Molecular Cancer Therapeutics 2016 August 9 [Epub ahead of print] [Link]
Kato S, Tomson BN, Buys TP, Elkin SK, Carter JL, Kurzrock R
Understanding the genomic landscape of malignant mesothelioma may identify novel molecular drivers of this ultra-rare disease, which can lead to an expanded roster of targeted therapies and clinical trial options for patients with mesothelioma.
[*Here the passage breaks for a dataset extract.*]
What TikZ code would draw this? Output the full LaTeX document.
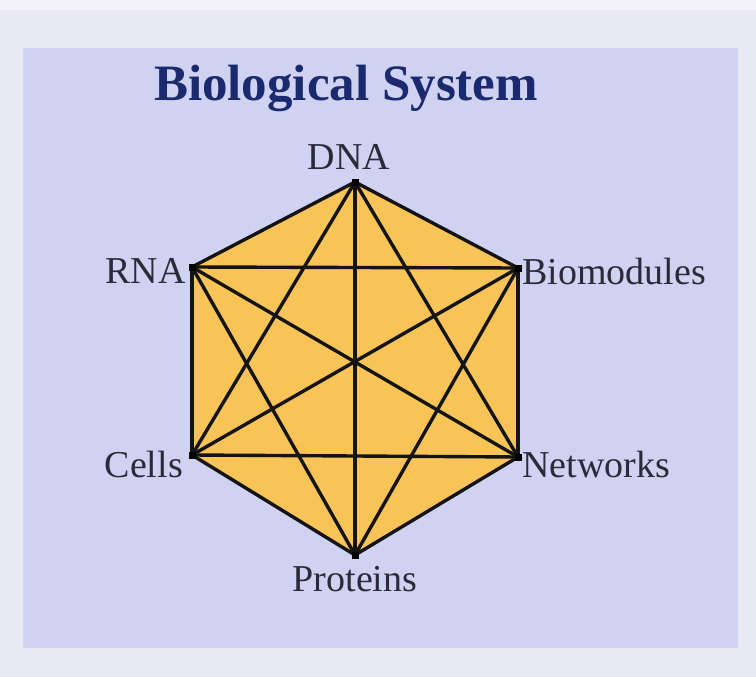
\documentclass[tikz,border=0pt]{standalone}
\usepackage{fontspec}
\setmainfont{Liberation Serif}
\definecolor{outerbg}{HTML}{E9E9F3}
\definecolor{panel}{HTML}{D0D2F1}
\definecolor{hexfill}{HTML}{F9C457}
\definecolor{titlecol}{HTML}{1B2A6E}
\definecolor{labcol}{HTML}{2A2A3A}
\begin{document}
\begin{tikzpicture}[x=1pt,y=-1pt,
  edge/.style={line width=3.4pt,black!92},
  vert/.style={fill=black,minimum size=7pt,inner sep=0pt,rectangle},
  lab/.style={font=\fontsize{38}{40}\selectfont,text=labcol,inner sep=0pt}]
\fill[outerbg] (0,0) rectangle (756,677);
\fill[white!40!outerbg] (0,0) rectangle (756,10);
\fill[panel] (23,48) rectangle (738,648);
\node[font=\bfseries\fontsize{51}{53}\selectfont,text=titlecol,anchor=base] (title) at (346,100) {Biological System};
\coordinate (D) at (355,182);
\coordinate (B) at (518,268);
\coordinate (N) at (518,457);
\coordinate (P) at (355,555);
\coordinate (C) at (192,455);
\coordinate (R) at (192,267);
\fill[hexfill] (D) -- (B) -- (N) -- (P) -- (C) -- (R) -- cycle;
\foreach \a/\b in {D/B,D/N,D/P,D/C,D/R,B/N,B/P,B/C,B/R,N/P,N/C,N/R,P/C,P/R,C/R}
  \draw[edge,line cap=round] (\a) -- (\b);
\foreach \v in {D,B,N,P,C,R} \node[vert] (v\v) at (\v) {};
\node[lab,anchor=base] (lD) at (349,169) {DNA};
\node[lab,anchor=base east] (lR) at (186,283) {RNA};
\node[lab,anchor=base west] (lB) at (522,284) {Biomodules};
\node[lab,anchor=base east] (lC) at (183,477) {Cells};
\node[lab,anchor=base west] (lN) at (522,477) {Networks};
\node[lab,anchor=base] (lP) at (355,591) {Proteins};
\end{tikzpicture}
\end{document}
We examined the molecular profiles of 42 patients with malignant mesothelioma (including pleural, peritoneal, and pericardial) that were referred by clinicians to be tested in a Clinical Laboratory Improvement Amendments (CLIA) laboratory using next-generation sequencing (NGS) (182 or 236 genes). Among 42 patients, there were 116 alterations, with 92 being distinct. The number of genomic alterations per patient ranged from 1 to 5 (median = 3). No two patients had identical molecular portfolios. The most common aberrations were in BAP1 (BRCA1-associated protein 1) (47.6% [20/42]), NF2 (38.1% [16/42]), and CDKN2A/B (loss) (35.7% [15/42]). BAP1 alterations and CDKN2A/B loss were associated with pleural mesothelioma (odds ratio [OR]: 3.4, p = 0.059 [BAP1] [trend]; OR: 5.8, p = 0.01 [CDKN2A/B]). All 42 patients had a molecular abnormality that was potentially actionable (median = 3 actionable alterations per patient, range, 1 to 5), and, in 40 patients (95.2%), a drug approved by the Food and Drug Administration (FDA) was applicable. In conclusion, each individual with malignant mesothelioma harbored a unique set of genomic aberrations, suggesting that NGS-based profiling of patients will be needed if patients are to be optimally matched to cognate treatments. All 42 patients had at least one alteration that was, in theory, pharmacologically tractable.